Türkiye Cumhuriyeti’nde mobil cihaz kaçakçılığı ve özellikle Uluslararası Mobil Ekipman Kimliği (IMEI) klonlama yöntemi, hem kamu maliyesinde kayba neden olmakta hem de organize suçlar için uygun bir zemin oluşturarak ciddi ulusal güvenlik riskleri barındırmaktadır. Bu makale, Bilgi Teknolojileri ve İletişim Kurumu (BTK) koordinasyonunda ilgili devlet kurumlarının (Kolluk Güçleri, Gümrük ve Ticaret Bakanlığı, Bankacılık Düzenleme ve Denetleme Kurumu (BDDK), Siber Güvenlik Daire Başkanlığı) kaçak mobil cihaz kullanımını önlemek amacıyla mevcut yasal ve teknik altyapıyı güçlendirecek, ileri düzey bilişim tekniklerine dayalı proaktif ve reaktif çözüm önerilerini bilimsel bir zeminde sunmaktadır.
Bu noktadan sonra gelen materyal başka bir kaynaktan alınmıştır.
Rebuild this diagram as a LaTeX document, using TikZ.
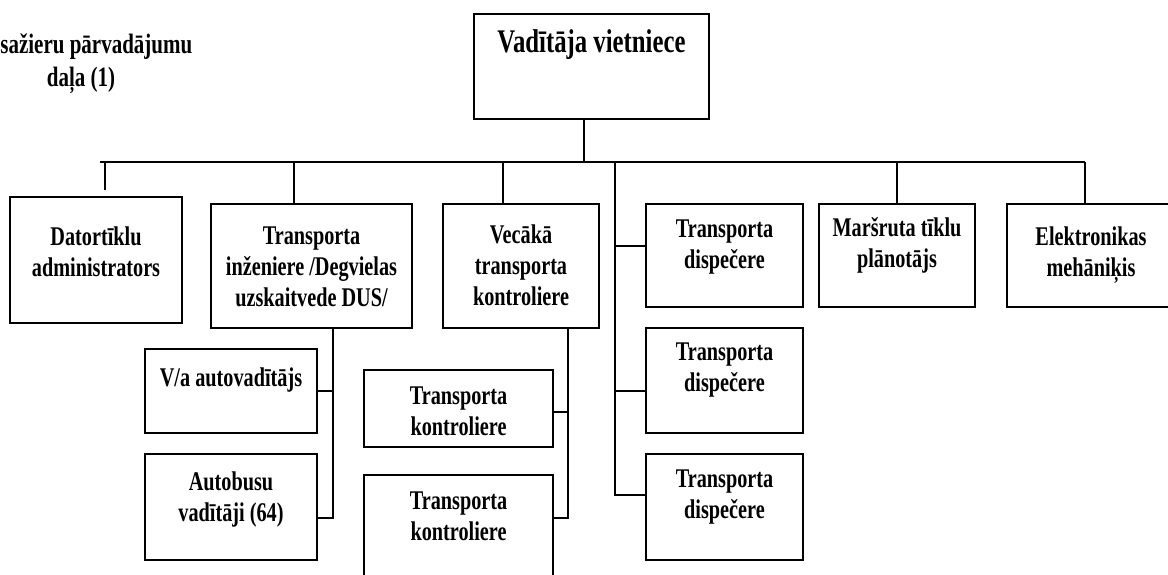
\documentclass[tikz,border=0pt]{standalone}
\usepackage{fontspec}
\setmainfont[FakeStretch=0.75]{Liberation Serif}
\usetikzlibrary{calc,positioning}
\tikzset{%
	box/.style 2 args = {draw, rectangle, line width=1pt, minimum width=#1*0.5pt, minimum height=#2*0.5pt, inner sep=0pt},
	txt/.style        = {align=center, inner sep=0pt, font=\fontsize{13.5}{15.5}\selectfont\bfseries},
	head/.style       = {inner sep=0pt, font=\fontsize{14}{16}\selectfont\bfseries},
	link/.style       = {line width=1pt},
}
\begin{document}
\begin{tikzpicture}[x=0.5pt,y=-0.5pt]
		\useasboundingbox (0,0) rectangle (1168,574);
		% heads
		\node[head, anchor=base west] (div1) at (0,53) {sažieru pārvadājumu};
		\node[head, anchor=base] (div2) at (81,86) {daļa (1)};
		\node[box={235}{105}] (vad) at (591.5,66.5) {};
		\node[txt, below=8pt of vad.north, font=\fontsize{16.5}{18}\selectfont\bfseries] (vadT) {Vadītāja vietniece};
		
		% first row
		\node[box={172}{126}] (dat) at (96,260) {};
		\node[txt, below=15pt of dat.north] (datT) {Datortīklu\\administrators};
		\node[box={201}{124}] (inz) at (311.5,266) {};
		\node[txt, below=11.5pt of inz.north] (inzT) {Transporta\\inženiere /Degvielas\\uzskaitvede DUS/};
		\node[box={156}{124}] (vec) at (521,266) {};
		\node[txt, below=10.5pt of vec.north] (vecT) {Vecākā\\transporta\\kontroliere};
		\node[box={157}{103}] (dis1) at (724.5,255.5) {};
		\node[txt, below=8pt of dis1.north] (dis1T) {Transporta\\dispečere};
		\node[box={156}{103}] (mar) at (897,255.5) {};
		\node[txt, below=7pt of mar.north] (marT) {Maršruta tīklu\\plānotājs};
		\node[box={168}{103}] (ele) at (1091,255.5) {};
		\node[txt, below=11.5pt of ele.north] (eleT) {Elektronikas\\mehāniķis};
		
		% lower boxes
		\node[box={172}{84}] (va) at (231,391) {};
		\node[txt, below=9.5pt of va.north] (vaT) {V/a autovadītājs};
		\node[box={172}{106}] (aut) at (231,507) {};
		\node[txt, below=9pt of aut.north] (autT) {Autobusu\\vadītāji (64)};
		\node[box={189}{77}] (kon1) at (458.5,408.5) {};
		\node[txt, below=8.5pt of kon1.north] (kon1T) {Transporta\\kontroliere};
		\node[box={189}{115}] (kon2) at (458.5,532.5) {};
		\node[txt, below=8.5pt of kon2.north] (kon2T) {Transporta\\kontroliere};
		\node[box={157}{105}] (dis2) at (724.5,380.5) {};
		\node[txt, below=7.5pt of dis2.north] (dis2T) {Transporta\\dispečere};
		\node[box={157}{106}] (dis3) at (724.5,507) {};
		\node[txt, below=8pt of dis3.north] (dis3T) {Transporta\\dispečere};
		
		% lines
		\coordinate (busL) at (100,162);
		\coordinate (busR) at (1085,162);
		\coordinate (dtop) at (615,162);
		\coordinate (itop) at ($(inz.south)+(21.5,0)$);
		\coordinate (ktop) at ($(vec.south)+(47,0)$);
		\draw[link] (busL) -- (busR);
		\draw[link] ($(vad.south)+(-8,0)$) -- +(0,43);
		\draw[link] ($(dat.north)+(9,-6)$) |- (busL);
		\draw[link] ($(inz.north)+(-17.5,0)$) |- (busL);
		\draw[link] ($(vec.north)+(-18,0)$) |- (busL);
		\draw[link] (mar.north) |- (busL);
		\draw[link] ($(ele.north)+(-6,0)$) |- (busR);
		\draw[link] (dtop) |- ($(dis1.west)+(0,-10)$);
		\draw[link] (dtop) |- ($(dis2.west)+(0,10)$);
		\draw[link] (dtop) |- ($(dis3.west)+(0,-12)$);
		\draw[link] (itop) |- (va.east);
		\draw[link] (itop) |- ($(aut.east)+(0,11)$);
		\draw[link] (ktop) |- ($(kon1.east)+(0,3.5)$);
		\draw[link] (ktop) |- ($(kon2.east)+(0,-14.5)$);
\end{tikzpicture}
\end{document}
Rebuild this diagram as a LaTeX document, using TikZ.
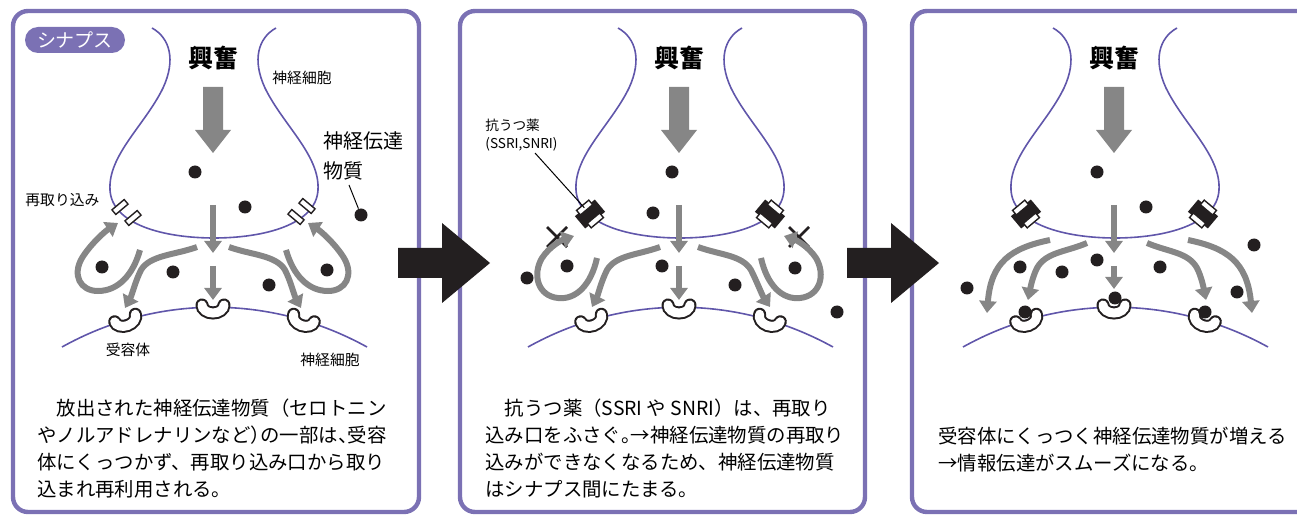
\documentclass[tikz,border=0pt]{standalone}
\usepackage{fontspec}
\setmainfont{Noto Sans CJK JP}
\usetikzlibrary{arrows.meta}

\definecolor{synpurple}{RGB}{123,113,180}
\definecolor{membrane}{RGB}{96,86,170}
\definecolor{flowgray}{RGB}{134,134,134}
\definecolor{ink}{RGB}{35,31,32}

\begin{document}
\begin{tikzpicture}[x=0.5pt, y=-0.5pt,
  panel/.style={draw=synpurple, line width=2.2pt, rounded corners=7.5pt},
  cell/.style={draw=membrane, line width=0.8pt},
  flow/.style={draw=flowgray, line width=3pt, -{Triangle[length=6pt,width=8.5pt]}},
  receptor/.style={draw=ink, line width=1pt, double=white, double distance=4.5pt, line cap=round},
  pump/.style={draw=ink, fill=white, line width=0.7pt, minimum width=8pt, minimum height=3pt, inner sep=0pt},
  drug/.style={fill=ink, minimum width=13pt, minimum height=8pt, inner sep=0pt},
  drugpump/.style={pump, minimum width=8pt, minimum height=3pt},
  mol/.style={circle, fill=ink, inner sep=0pt, minimum size=6.5pt},
  blockmark/.style={draw=ink, line width=1.3pt},
  smalltxt/.style={inner sep=0pt, font=\fontsize{7.4}{9}\selectfont},
  captxt/.style={inner sep=0pt, anchor=north west, align=left, font=\fontsize{9.7}{13.5}\selectfont},
]
\useasboundingbox (0,0) rectangle (1297,518);

% frames
\draw[panel] (13,11) rectangle (419,512);
\draw[panel] (460,11) rectangle (865,512);
\draw[panel] (1297,11) -- (912,11) -- (912,512) -- (1297,512);

% what every synapse has
\foreach \dx/\tipy in {0/300,466/300,901/289} {
\begin{scope}[shift={(\dx,0)}]
  \draw[cell] (152,28) .. controls (170,38) and (176,60) .. (163,88)
    .. controls (145,125) and (108,155) .. (110,190)
    .. controls (112,225) and (165,238) .. (214,238)
    .. controls (263,238) and (316,225) .. (318,190)
    .. controls (320,155) and (283,125) .. (265,88)
    .. controls (252,60) and (258,38) .. (276,28);
  \node[inner sep=0pt, font=\bfseries\fontsize{12.5}{14}\selectfont] (excite\dx) at (213,58) {興奮};
  \fill[flowgray] (203,87) -- (223,87) -- (223,130) -- (231,130) -- (213,153)
    -- (195,130) -- (203,130) -- cycle;
  \draw[cell] (62,347) .. controls (157,294) and (271,294) .. (367,347);
  \foreach \rx/\ry/\ra in {125/318/20,213/305/0,304/318/-20}
    \draw[receptor, rotate around={\ra:(\rx,\ry)}] (\rx-11,\ry)
      arc[start angle=180, end angle=0, x radius=11, y radius=8];
  \draw[flow] (213,205) -- (213,253);
  \draw[flow] (213,266) -- (213,\tipy);
\end{scope}
}

% 1: reuptake
\node[pump, rotate=40] (pumpA) at (120,207) {};
\node[pump, rotate=40] (pumpB) at (133,218) {};
\node[pump, rotate=-40] (pumpC) at (296,217) {};
\node[pump, rotate=-40] (pumpD) at (307,206) {};
\node[fill=synpurple, rounded corners=6.5pt, minimum width=50pt, minimum height=13pt,
  inner sep=0pt, text=white, font=\fontsize{9.5}{10}\selectfont] (badge) at (75,40) {シナプス};
\node[smalltxt, anchor=west] (cellupper) at (272,78) {神経細胞};
\node[smalltxt, anchor=west] (reuptake) at (25,200) {再取り込み};
\node[smalltxt] (recname) at (128,350) {受容体};
\node[smalltxt] (celllower) at (330,360) {神経細胞};
\node[inner sep=0pt, anchor=north west, align=left, font=\fontsize{10}{15}\selectfont]
  (ntname) at (323,131) {神経伝達\\物質};
\foreach \mx/\my [count=\k] in {195/172,245/207,102/267,173/272,269/285,327/270}
  \node[mol] (ma\k) at (\mx,\my) {};
\node[mol] (ntdot) at (361,215) {};
\coordinate (ntlead) at (349,185);
\draw[line width=0.5pt] (ntlead) -- (ntdot);
\draw[flow] (140,250) .. controls (133,275) and (118,291) .. (98,291)
  .. controls (80,291) and (72,275) .. (82,258) .. controls (90,245) and (104,232) .. (118,223);
\draw[flow] (286,250) .. controls (293,275) and (308,291) .. (328,291)
  .. controls (346,291) and (354,275) .. (344,258) .. controls (336,245) and (322,232) .. (308,223);
\draw[flow] (197,247) .. controls (175,255) and (150,255) .. (141,270)
  .. controls (135,282) and (132,295) .. (125,308);
\draw[flow] (229,247) .. controls (251,255) and (276,255) .. (285,270)
  .. controls (291,282) and (294,295) .. (301,308);
\node[captxt] (capA) at (37,398) {　放出された神経伝達物質（セロトニン\\
  やノルアドレナリンなど\makebox[0.5em][l]{）}の一部は\makebox[0.5em][l]{、}受容\\
  体にくっつかず、再取り込み口から取り\\
  込まれ再利用される。};

% 2: the drug blocks reuptake
\begin{scope}[shift={(466,0)}]
  \node[drug, rotate=40] (drugL) at (124,214) {};
  \node[drugpump, rotate=40] (drugLa) at (drugL.north) {};
  \node[drugpump, rotate=40] (drugLb) at (drugL.south) {};
  \node[drug, rotate=-40] (drugR) at (304,214) {};
  \node[drugpump, rotate=-40] (drugRa) at (drugR.north) {};
  \node[drugpump, rotate=-40] (drugRb) at (drugR.south) {};
  \node[inner sep=0pt, anchor=north west, align=left, font=\fontsize{6.8}{9}\selectfont]
    (druglabel) at (19,119) {抗うつ薬\\(SSRI,SNRI)};
  \coordinate (druglead) at (69,153);
  \draw[line width=0.5pt] (druglead) -- (drugL);
  \foreach \cx in {91,333}
    \draw[blockmark] (\cx-10,227) -- (\cx+10,247) (\cx-10,247) -- (\cx+10,227);
  \draw[flow] (131,258) .. controls (125,285) and (110,300) .. (92,298)
    .. controls (72,296) and (66,275) .. (76,258) .. controls (84,246) and (96,240) .. (108,236);
  \draw[flow] (295,258) .. controls (301,285) and (316,300) .. (334,298)
    .. controls (354,296) and (360,275) .. (350,258) .. controls (342,246) and (330,240) .. (318,236);
  \draw[flow] (194,247) .. controls (172,255) and (150,255) .. (141,270)
    .. controls (135,282) and (132,295) .. (126,307);
  \draw[flow] (232,247) .. controls (254,255) and (276,255) .. (285,270)
    .. controls (291,282) and (296,295) .. (304,307);
  \foreach \mx/\my [count=\k] in {206/172,187/213,61/278,101/266,196/266,269/285,329/268,371/312}
    \node[mol] (mb\k) at (\mx,\my) {};
  \node[captxt] (capB) at (19,398) {　抗うつ薬（SSRI や SNRI）は、再取り\\
    込み口をふさぐ\makebox[0.5em][l]{。}→神経伝達物質の再取り\\
    込みができなくなるため、神経伝達物質\\
    はシナプス間にたまる。};
\end{scope}

% 3: more transmitter reaches the receptors
\begin{scope}[shift={(901,0)}]
  \node[drug, rotate=40] (drugL) at (125,214) {};
  \node[drugpump, rotate=40] (drugLa) at (drugL.north) {};
  \node[drugpump, rotate=40] (drugLb) at (drugL.south) {};
  \node[drug, rotate=-40] (drugR) at (302,214) {};
  \node[drugpump, rotate=-40] (drugRa) at (drugR.north) {};
  \node[drugpump, rotate=-40] (drugRb) at (drugR.south) {};
  \draw[flow] (149,240) .. controls (110,248) and (90,262) .. (86,313);
  \draw[flow] (186,243) .. controls (165,252) and (145,252) .. (136,268)
    .. controls (131,278) and (129,290) .. (127,300);
  \draw[flow] (246,243) .. controls (267,252) and (287,252) .. (296,268)
    .. controls (301,278) and (303,290) .. (305,300);
  \draw[flow] (287,240) .. controls (326,248) and (346,262) .. (351,313);
  \foreach \mx/\my [count=\k] in {196/172,245/207,353/245,119/267,161/272,196/260,259/267,
      336/292,66/288,124/312,214/298,304/312}
    \node[mol] (mc\k) at (\mx,\my) {};
  \node[captxt] (capC) at (37,427) {受容体にくっつく神経伝達物質が増える\\
    →情報伝達がスムーズになる。};
\end{scope}

% step arrows
\foreach \ax in {398,847}
  \fill[ink] (\ax,248) -- (\ax+44,248) -- (\ax+44,223) -- (\ax+92,263)
    -- (\ax+44,303) -- (\ax+44,278) -- (\ax,278) -- cycle;
\end{tikzpicture}
\end{document}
1. Giriş: Sorunun Kapsamı ve Hukuki Çerçeve
IMEI, her mobil cihaz için tahsis edilen, benzersiz ve uluslararası geçerliliğe sahip bir elektronik kimlik numarasıdır. IMEI klonlama ise yasa dışı yollarla ülkeye sokulan cihazların, yasal olarak kaydedilmiş, genellikle hurda veya kullanım dışı cihazlara ait IMEI numaralarının kopyalanması işlemidir (Çepni ve Akpınar, 2021). Türkiye’de bu eylem, 5809 sayılı Elektronik Haberleşme Kanunu ve Türk Ceza Kanunu (TCK) kapsamında bilişim suçu ve kaçakçılıkla mücadele mevzuatı çerçevesinde değerlendirilen ağır bir suç teşkil etmektedir.
Yasal Dayanak
Suç Türü
Yaptırım (Genel)
5809 Sayılı EH Kanunu Md. 55
Elektronik kimlik bilgisini yeniden oluşturma, değiştirme, kopyalama veya çoğaltma.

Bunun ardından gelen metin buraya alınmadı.